# Exploring your TroveHarvester data

In [None]:
import os
import pandas as pd # makes manipulating the data easier
import plotly.offline as py # for charts
import plotly.graph_objs as go

py.init_notebook_mode() # initialise plotly

In [None]:
def get_latest_harvest():
    '''
    Get the timestamp of the most recent harvest.
    '''
    harvests = sorted(os.listdir('data'))
    return harvests[-1]

In [None]:
def open_harvest_data(timestamp=None):
    '''
    Open the results of the specified harvest (most recent by default).
    
    Returns a DataFrame.
    '''
    if not timestamp:
        timestamp = get_latest_harvest()
    print(timestamp)
    df = pd.read_csv(os.path.join('data', timestamp, 'results.csv'))
    return df  

In [None]:
df = open_harvest_data()

In [None]:
# Let's have a look!
df

In [None]:
# Get the most common newspapers
newspaper_counts = df['newspaper_title'].value_counts()
top_newspapers = newspaper_counts[:20]
top_newspapers

In [None]:
# Chart the most common newspapers
trace = go.Bar (
            x=top_newspapers.index.values,
            y=top_newspapers.values
        )
layout = go.Layout (
            margin=go.Margin(
                l=0,
                r=100,
                b=150,
                t=50,
                pad=4
            ),
            title='Most common newspapers'
        )
plot_data = [trace]
fig = go.Figure(data=plot_data, layout=layout)
py.iplot(fig, filename='top-newspapers')


## Show when the articles were published

In [None]:
# Get the date distribition of articles
date_counts= df['date'].value_counts().sort_index()

In [None]:
# Plot the date distribution
trace = go.Bar (
            x=date_counts.index.values,
            y=date_counts.values
        )
layout = go.Layout(
    yaxis=dict(
        rangemode='tozero',
        title='Number of articles'
    ),
    xaxis=dict(
        title='Date'
    )
)
plot_data = [trace]
fig = go.Figure(data=plot_data, layout=layout)
py.iplot(fig, filename='number-by-date')

## Find the longest article

In [None]:
# Which is the longest article(s)?
df[df['words'] == df['words'].max()]

## Make a simple word cloud

In [None]:
# Get all the articles titles and turn them into a single string
title_text = a = df['title'].str.lower().str.cat(sep=' ')

In [None]:
from wordcloud import WordCloud

# Generate a word cloud image
wordcloud = WordCloud(width=1200, height=800).generate(title_text)

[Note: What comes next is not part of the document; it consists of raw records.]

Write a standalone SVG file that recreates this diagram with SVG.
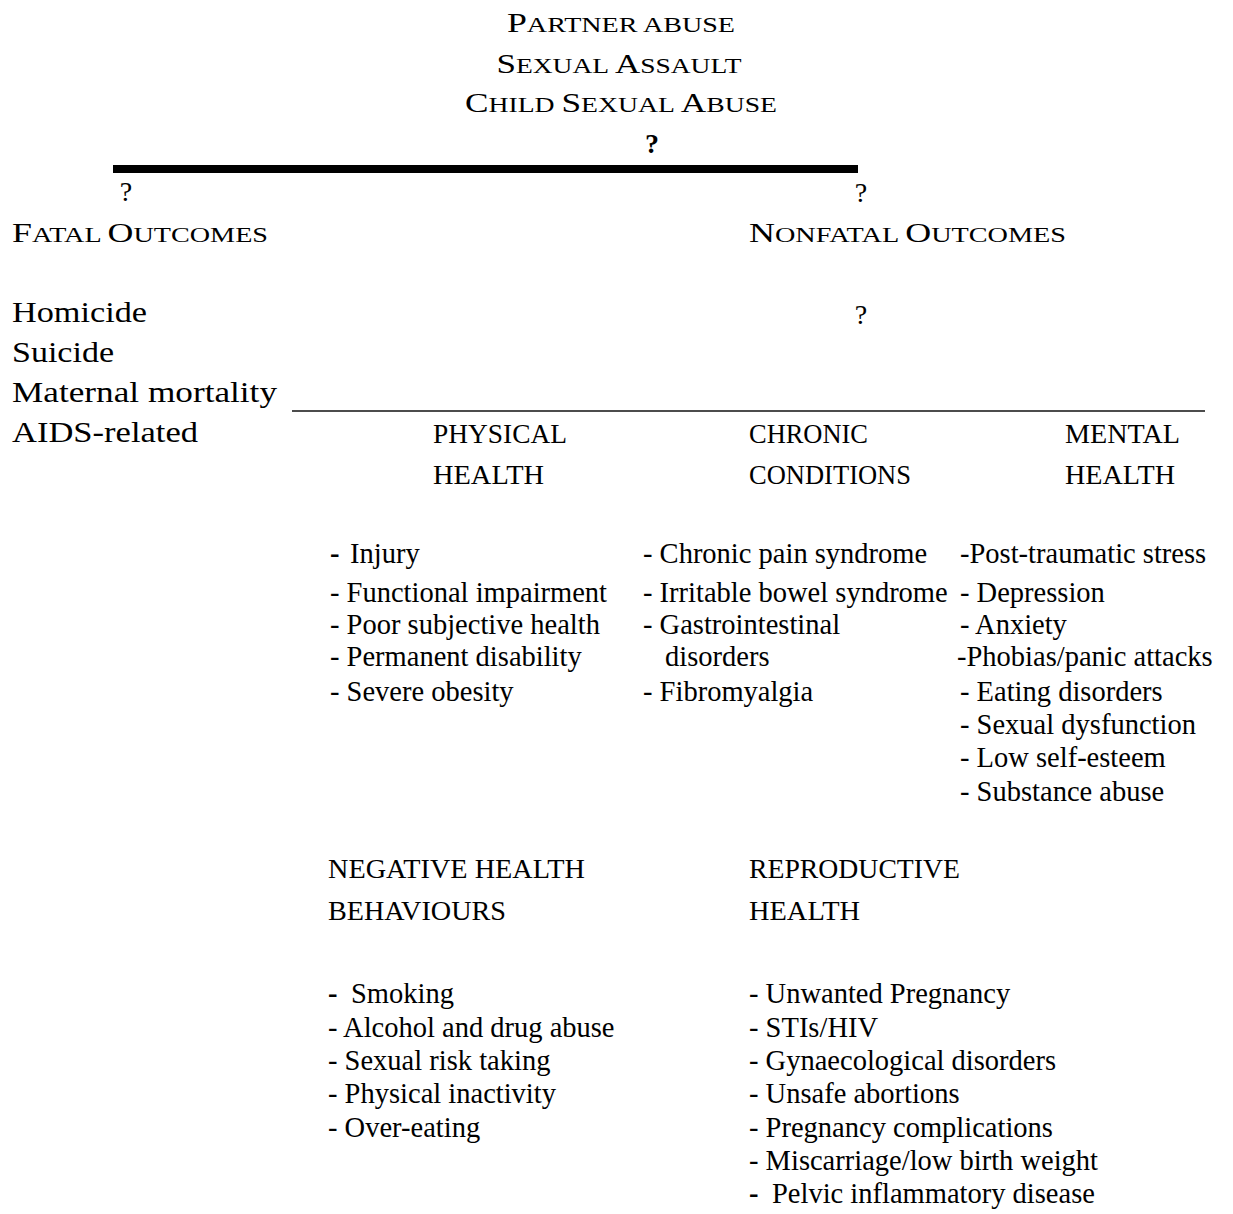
<svg xmlns="http://www.w3.org/2000/svg" width="1233" height="1214" viewBox="0 0 1233 1214">
<style>
text{font-family:"Liberation Serif","Times New Roman",serif;fill:#000}
.li{font-size:28.5px}
.hd{font-size:27px}
.fl{font-size:29.5px}
.big{font-size:28px}
.sm{font-size:22px}
.q{font-size:28px}
.b{font-weight:bold}
</style>
<rect width="1233" height="1214" fill="#fff"/>
<g id="title">
<text x="621" y="32" text-anchor="middle" textLength="228" lengthAdjust="spacingAndGlyphs"><tspan class="big">P</tspan><tspan class="sm">ARTNER ABUSE</tspan></text>
<text x="619" y="73" text-anchor="middle" textLength="245" lengthAdjust="spacingAndGlyphs"><tspan class="big">S</tspan><tspan class="sm">EXUAL </tspan><tspan class="big">A</tspan><tspan class="sm">SSAULT</tspan></text>
<text x="621" y="112" text-anchor="middle" textLength="312" lengthAdjust="spacingAndGlyphs"><tspan class="big">C</tspan><tspan class="sm">HILD </tspan><tspan class="big">S</tspan><tspan class="sm">EXUAL </tspan><tspan class="big">A</tspan><tspan class="sm">BUSE</tspan></text>
</g>
<g id="connectors">
<line x1="113" y1="169" x2="858" y2="169" stroke="#000" stroke-width="8"/>
<line x1="292" y1="411" x2="1205" y2="411" stroke="#111" stroke-width="1.6"/>
<text class="q b" x="652" y="153" text-anchor="middle">?</text>
<text class="q" x="126" y="201" text-anchor="middle">?</text>
<text class="q" x="861" y="202" text-anchor="middle">?</text>
<text class="q" x="861" y="324" text-anchor="middle">?</text>
</g>
<g id="fatal">
<text x="12" y="242" textLength="256" lengthAdjust="spacingAndGlyphs"><tspan class="big">F</tspan><tspan class="sm">ATAL </tspan><tspan class="big">O</tspan><tspan class="sm">UTCOMES</tspan></text>
<text class="fl" x="12" y="322" textLength="135" lengthAdjust="spacingAndGlyphs">Homicide</text>
<text class="fl" x="12" y="362" textLength="102" lengthAdjust="spacingAndGlyphs">Suicide</text>
<text class="fl" x="12" y="402" textLength="265" lengthAdjust="spacingAndGlyphs">Maternal mortality</text>
<text class="fl" x="12" y="442" textLength="186" lengthAdjust="spacingAndGlyphs">AIDS-related</text>
</g>
<g id="nonfatal">
<text x="749" y="242" textLength="317" lengthAdjust="spacingAndGlyphs"><tspan class="big">N</tspan><tspan class="sm">ONFATAL </tspan><tspan class="big">O</tspan><tspan class="sm">UTCOMES</tspan></text>
</g>
<g id="physical">
<text class="hd" x="433" y="443" textLength="134" lengthAdjust="spacingAndGlyphs">PHYSICAL</text>
<text class="hd" x="433" y="484" textLength="111" lengthAdjust="spacingAndGlyphs">HEALTH</text>
<text class="li" x="330" y="563"><tspan class="b">-</tspan><tspan x="350">Injury</tspan></text>
<text class="li" x="330" y="602">- Functional impairment</text>
<text class="li" x="330" y="634">- Poor subjective health</text>
<text class="li" x="330" y="666">- Permanent disability</text>
<text class="li" x="330" y="701">- Severe obesity</text>
</g>
<g id="chronic">
<text class="hd" x="749" y="443" textLength="119" lengthAdjust="spacingAndGlyphs">CHRONIC</text>
<text class="hd" x="749" y="484" textLength="162" lengthAdjust="spacingAndGlyphs">CONDITIONS</text>
<text class="li" x="643" y="563">- Chronic pain syndrome</text>
<text class="li" x="643" y="602">- Irritable bowel syndrome</text>
<text class="li" x="643" y="634">- Gastrointestinal</text>
<text class="li" x="665" y="666">disorders</text>
<text class="li" x="643" y="701">- Fibromyalgia</text>
</g>
<g id="mental">
<text class="hd" x="1065" y="443" textLength="115" lengthAdjust="spacingAndGlyphs">MENTAL</text>
<text class="hd" x="1065" y="484" textLength="110" lengthAdjust="spacingAndGlyphs">HEALTH</text>
<text class="li" x="960" y="563">-Post-traumatic stress</text>
<text class="li" x="960" y="602">- Depression</text>
<text class="li" x="960" y="634">- Anxiety</text>
<text class="li" x="957" y="666">-Phobias/panic attacks</text>
<text class="li" x="960" y="701">- Eating disorders</text>
<text class="li" x="960" y="734">- Sexual dysfunction</text>
<text class="li" x="960" y="767">- Low self-esteem</text>
<text class="li" x="960" y="801">- Substance abuse</text>
</g>
<g id="behaviours">
<text class="hd" x="328" y="878" textLength="257" lengthAdjust="spacingAndGlyphs">NEGATIVE HEALTH</text>
<text class="hd" x="328" y="920" textLength="178" lengthAdjust="spacingAndGlyphs">BEHAVIOURS</text>
<text class="li" x="328" y="1003"><tspan class="b">-</tspan><tspan x="351">Smoking</tspan></text>
<text class="li" x="328" y="1037">- Alcohol and drug abuse</text>
<text class="li" x="328" y="1070">- Sexual risk taking</text>
<text class="li" x="328" y="1103">- Physical inactivity</text>
<text class="li" x="328" y="1137">- Over-eating</text>
</g>
<g id="reproductive">
<text class="hd" x="749" y="878" textLength="211" lengthAdjust="spacingAndGlyphs">REPRODUCTIVE</text>
<text class="hd" x="749" y="920" textLength="111" lengthAdjust="spacingAndGlyphs">HEALTH</text>
<text class="li" x="749" y="1003">- Unwanted Pregnancy</text>
<text class="li" x="749" y="1037">- STIs/HIV</text>
<text class="li" x="749" y="1070">- Gynaecological disorders</text>
<text class="li" x="749" y="1103">- Unsafe abortions</text>
<text class="li" x="749" y="1137">- Pregnancy complications</text>
<text class="li" x="749" y="1170">- Miscarriage/low birth weight</text>
<text class="li" x="749" y="1203"><tspan class="b">-</tspan><tspan x="772">Pelvic inflammatory disease</tspan></text>
</g>
</svg>
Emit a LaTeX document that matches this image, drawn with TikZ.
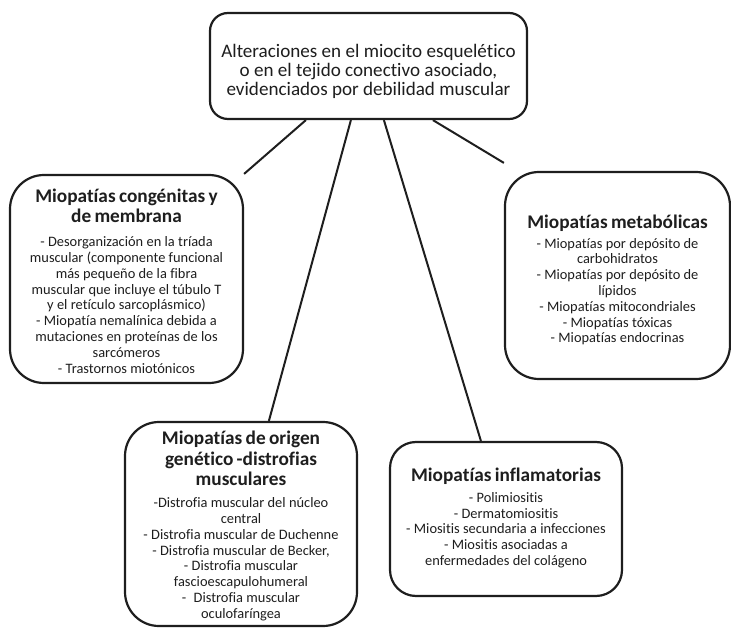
\documentclass[tikz,border=0pt]{standalone}
\usepackage{fontspec}
\setmainfont{Carlito}[Ligatures={NoCommon}]
\usetikzlibrary{calc}
\definecolor{ink}{HTML}{1E1E1E}
\tikzset{
  box/.style={draw=ink, line width=2.2pt, rounded corners=#1, fill=white, inner sep=0pt},
  box/.default=30pt,
  txt/.style={align=center, text=ink, inner sep=0pt},
  link/.style={draw=ink, line width=2pt},
}
\newcommand{\topfont}{\fontsize{19.1}{18.8}\selectfont}
\newcommand{\ttlfont}{\fontsize{19.3}{20.5}\selectfont\bfseries}
\newcommand{\bdyfont}{\fontsize{14.4}{15.8}\selectfont}
\begin{document}
\begin{tikzpicture}[x=1pt,y=-1pt]
\useasboundingbox (0,0) rectangle (731,628);
% boxes
\node[box=18pt, minimum width=317pt, minimum height=106pt] (top) at (368.5,66) {};
\node[box=34pt, minimum width=233pt, minimum height=208pt] (cong) at (126.5,279) {};
\node[box=34pt, minimum width=225pt, minimum height=207pt] (met) at (617.5,275.5) {};
\node[box=34pt, minimum width=232pt, minimum height=204pt] (gen) at (241,524) {};
\node[box=26pt, minimum width=232pt, minimum height=154pt] (infl) at (506,519) {};
% texts
\node[txt, font=\topfont] (toptxt) at (368.5,71.5) {Alteraciones en el miocito esquelético\\o en el tejido conectivo asociado,\\evidenciados por debilidad muscular};
\node[txt, text width=230pt] (congtxt) at (126.5,281) {{\ttlfont Miopatías congénitas y\\de membrana\par}\vspace{8pt}
{\bdyfont - Desorganización en la tríada\\muscular (componente funcional\\más pequeño de la fibra\\muscular que incluye el túbulo T\\y el retículo sarcoplásmico)\\- Miopatía nemalínica debida a\\mutaciones en proteínas de los\\sarcómeros\\- Trastornos miotónicos\par}};
\node[txt, text width=222pt] (mettxt) at (617.5,280) {{\ttlfont Miopatías metabólicas\par}\vspace{4pt}
{\bdyfont - Miopatías por depósito de\\carbohidratos\\- Miopatías por depósito de\\lípidos\\- Miopatías mitocondriales\\- Miopatías tóxicas\\- Miopatías endocrinas\par}};
\node[txt, text width=230pt] (gentxt) at (241,526) {{\ttlfont Miopatías de origen\\genético -distrofias\\musculares\par}\vspace{6pt}
{\bdyfont -Distrofia muscular del núcleo\\central\\- Distrofia muscular de Duchenne\\- Distrofia muscular de Becker,\\- Distrofia muscular\\fascioescapulohumeral\\-\; Distrofia muscular\\oculofaríngea\par}};
\node[txt, text width=230pt] (infltxt) at (506,518) {{\ttlfont Miopatías inflamatorias\par}\vspace{5pt}
{\bdyfont - Polimiositis\\- Dermatomiositis\\- Miositis secundaria a infecciones\\- Miositis asociadas a\\enfermedades del colágeno\par}};
% connectors
\draw[link] ([xshift=97pt]top.south west) -- (cong.north east);
\draw[link] ([xshift=142pt]top.south west) -- ([xshift=145pt]gen.north west);
\draw[link] ([xshift=175pt]top.south west) -- ([xshift=92pt]infl.north west);
\draw[link] ([xshift=224pt]top.south west) -- ([yshift=8pt]met.north west);
\end{tikzpicture}
\end{document}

# Display the generated image:
# the matplotlib way:
import matplotlib.pyplot as plt
plt.figure(figsize=(12,8))
plt.imshow(wordcloud, interpolation='bilinear')
plt.axis("off")

## Using TextBlob

In [None]:
from textblob import TextBlob
from operator import itemgetter
import nltk
nltk.download('stopwords')
nltk.download('punkt')
blob = TextBlob(title_text)
stopwords = nltk.corpus.stopwords.words('english')

In [None]:
word_counts = [[word, count] for word, count in blob.lower().word_counts.items() if word not in stopwords]
word_counts = sorted(word_counts, key=itemgetter(1), reverse=True)[:25]
pd.DataFrame(word_counts).style.format({1: '{:,}'}).bar(subset=[1], color='#d65f5f').set_properties(subset=[1], **{'width': '300px'})

## Mapping newspaper locations

This makes use of a spreadsheet file that maps Trove newspaper titles to locations. Once we've loaded the spreadsheet we can use it to locate all of the harvested articles.

In [None]:
# Url of the Trove places spreadshseet
trove_places = 'https://docs.google.com/spreadsheets/d/1rURriHBSf3MocI8wsdl1114t0YeyU0BVSXWeg232MZs/gviz/tq?tqx=out:csv&sheet=198244298'

# Open the CSV file with Pandas
place_df = pd.read_csv(trove_places)

In [None]:
# We're going to map the locations using ipyleaflet, a Python implementation of the popular Leaflet javascript library.
# Let's import what we need.
from ipyleaflet import Map, Marker, MarkerCluster

# Create the map
m = Map(center=(-28, 140), zoom=4)

# Loop through the results creating a marker for each article
markers = []
for row in df.itertuples(index=False):
    try:
        # Look up the newspaper identifier in the locations spreadsheet
        location = place_df.loc[place_df['title_id'] == row.newspaper_id].iloc[0]
    except IndexError:
        # There are Government Gzettes
        print('Not found: {}'.format(row.newspaper_id))
    marker = Marker(location=(float(location['latitude']), float(location['longitude'])))
    markers.append(marker)

marker_cluster = MarkerCluster(
    markers=markers
)

m.add_layer(marker_cluster);
m

## Explore article texts in Voyant Tools

First we need to zip up all the little text files for easy transport.

In [None]:
import zipfile

def zip_harvest_texts(timestamp=None):
    if not timestamp:
        timestamp = get_latest_harvest()
    data_dir = os.path.join('data', timestamp)
    texts_dir = os.path.join(data_dir, 'text')
    with zipfile.ZipFile(os.path.join(data_dir, '{}-texts.zip'.format(timestamp)), 'w', zipfile.ZIP_DEFLATED) as zip_file:
        text_files = [t for t in os.listdir(texts_dir) if t[-4:] == '.txt']
        for text_file in text_files:   
            zip_file.write(os.path.join(texts_dir, text_file), text_file)

zip_harvest_texts()

In [None]:
# Save titles to a text file
timestamp = get_latest_harvest()
df['title'].to_csv(os.path.join('data', timestamp, 'titles.txt'), index=False, index_label=False)